"What don't you understand?" Language games and black box algorithms
A new paper claims the quest for transparent AI is a philosophical dead end, citing radical translation and language games.
A new academic paper is challenging a foundational goal of modern AI safety and ethics: making complex models explainable. In "What don't you understand? Language games and black box algorithms," researcher Rémy Demichelis applies heavyweight philosophy to computer science, arguing that the field of Explainable AI (XAI) is chasing an impossible dream. The core claim is that we should stop seeking 'explainability'—a complete, unambiguous account of a model's reasoning—and settle for 'interpretability,' which is always partial and context-dependent.
Demichelis grounds this argument in two key philosophical concepts. First, he invokes Willard Van Orman Quine's thought experiment of 'radical translation,' where a linguist can never be sure if a native's word 'gavagai' means 'rabbit,' 'undetached rabbit parts,' or a momentary stage of rabbithood. Similarly, we can never be certain what internal concepts in a model like Llama 3 truly 'refer' to.
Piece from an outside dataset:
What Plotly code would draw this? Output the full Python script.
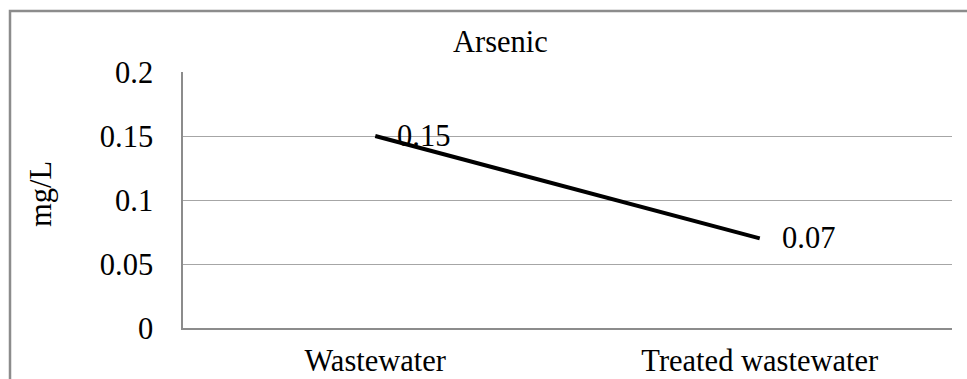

Second, he uses Ludwig Wittgenstein's idea of 'language games,' where meaning comes from use within a form of life, not from fixed rules. An AI's 'reasoning' is a language game we interpret, not a rulebook we decode. The paper concludes that regulatory demands for algorithmic transparency are fundamentally limited; we must build trust through robust, practical interpretations, not mythical perfect explanations.
- The paper argues for a critical distinction between 'interpretability' (partial, contextual understanding) and 'explainability' (complete, rule-based transparency), claiming only the former is achievable.
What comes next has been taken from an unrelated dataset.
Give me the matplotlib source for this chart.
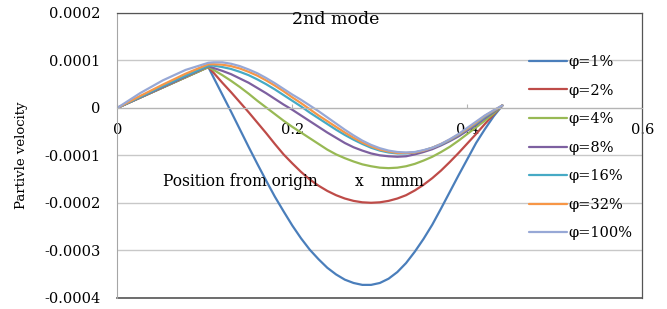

- It draws a direct analogy between AI's 'inscrutability of reference' and philosopher W.V.O. Quine's 'radical translation' problem, suggesting we can never know what internal model concepts truly mean.
- Using Ludwig Wittgenstein's 'language games,' it posits that an AI's output is a form of life to be interpreted, not a fixed process with rules that can be fully extracted and explained.
Why It Matters
This challenges regulators and developers to build practical AI trust mechanisms, not pursue theoretically impossible perfect transparency.